Tree Sparrows and Chipping Sparrows are two of the seven species of Spizella in North America.  But…The two species are not supposed to be found in the same places in winter. So is this a case of failure to migrate?  Has this bird been here all winter, toughing out the frigid conditions when it could be basking in the warmth of Floridian sunshine?

chipping vs tree sparrow range maps

Tree Sparrows are the typical bird found in the northern U.S. in the winter, while Chipping Sparrows winter much further south, in Texas, the southeastern U.S., and Mexico.

The two species do look similar, except for a definite chestnut streak behind the eye in Tree Sparrows and a black one in Chipping Sparrows.  Tree Sparrows are somewhat bigger in body mass, although not necessarily longer in head to tail length and possess a definite central black breast spot.

chipping vs tree sparrow plumage

Photo from Project FeederWatch, sponsored by the Cornell Lab.

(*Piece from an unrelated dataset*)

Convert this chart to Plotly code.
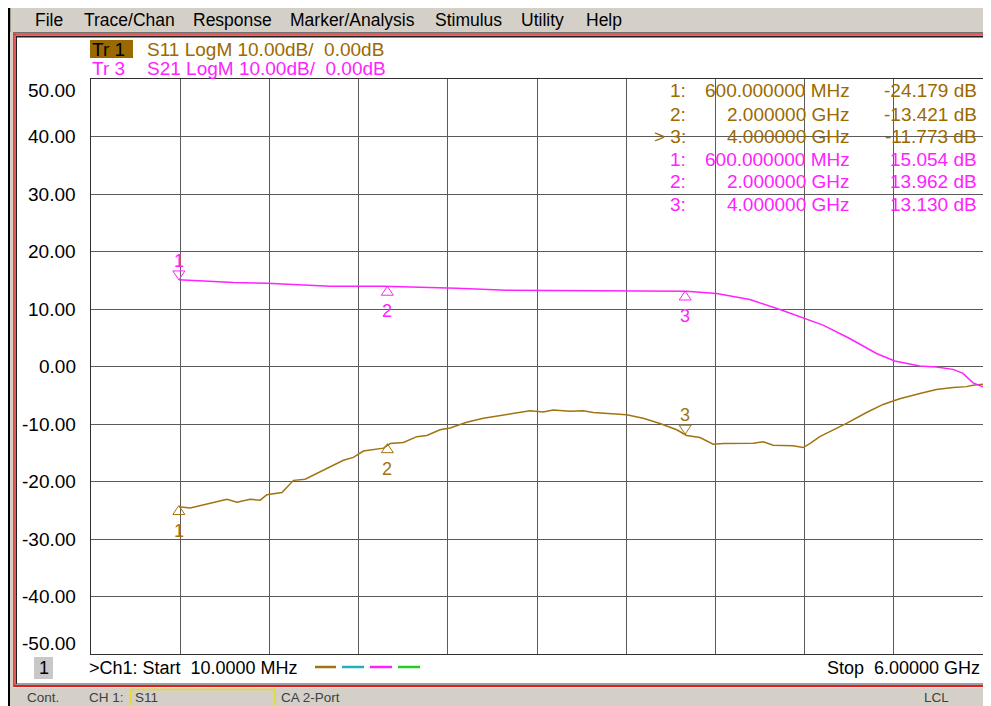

Chipping Sparrows apparently are increasingly found north of their traditional winter range according to this website.

Tree Sparrows have a bi-colored bill, yellow lower with gray/black upper parts. Breeding adult Chipping Sparrows have a solid black bill.  Is my backyard visitor some kind of hybrid, with its bi-colored bill and faint central breast spot?

chipping sparrow in Minnesota in January

Black central breast spot is less obvious in this shot.  It was difficult to get a decent shot of the bird on a gloomy, gray day.

Well, it turns out that Chipping Sparrows only show the solid black bill during the breeding season, and it is, in fact bi-colored during the non-breeding season.  In addition, Chipping Sparrow breast plumage is somewhat variable, and some individuals do show black spotting.  So I assume this is not a hybrid product of cross-species interactions, but is in fact, a misplaced migrant (or it failed to migrate).

Which just leads me to wonder why, if migratory species can, in fact, survive harsh winters like this, why do they bother to migrate where they have to crowd in with the already established resident birds?  Do all the backyard bird feeders enable seed-feeding birds to remain in their breeding areas all year?  Is this an example of the effect of climate change (hard to think of warming in the middle of a Minnesota winter!) on bird distributions?

5 thoughts on “Another misplaced migrant

  1. I enjoy your thought progression, writing, photographs and insights very much! Thanks! Being nearly your neighbor means everything you post is extremely relevant… It is above zero today but no part of me wants to go out and take bird pictures so “Bravo” to you! – Dawn from Plymouth, MN

  2. Fascinating questions to ponder, Sue, even if we can’t arrive at definitive answers. Guides are helpful in determining what ‘should” be present, but as you so wonderfully show in your photos and prose, there can be exceptions.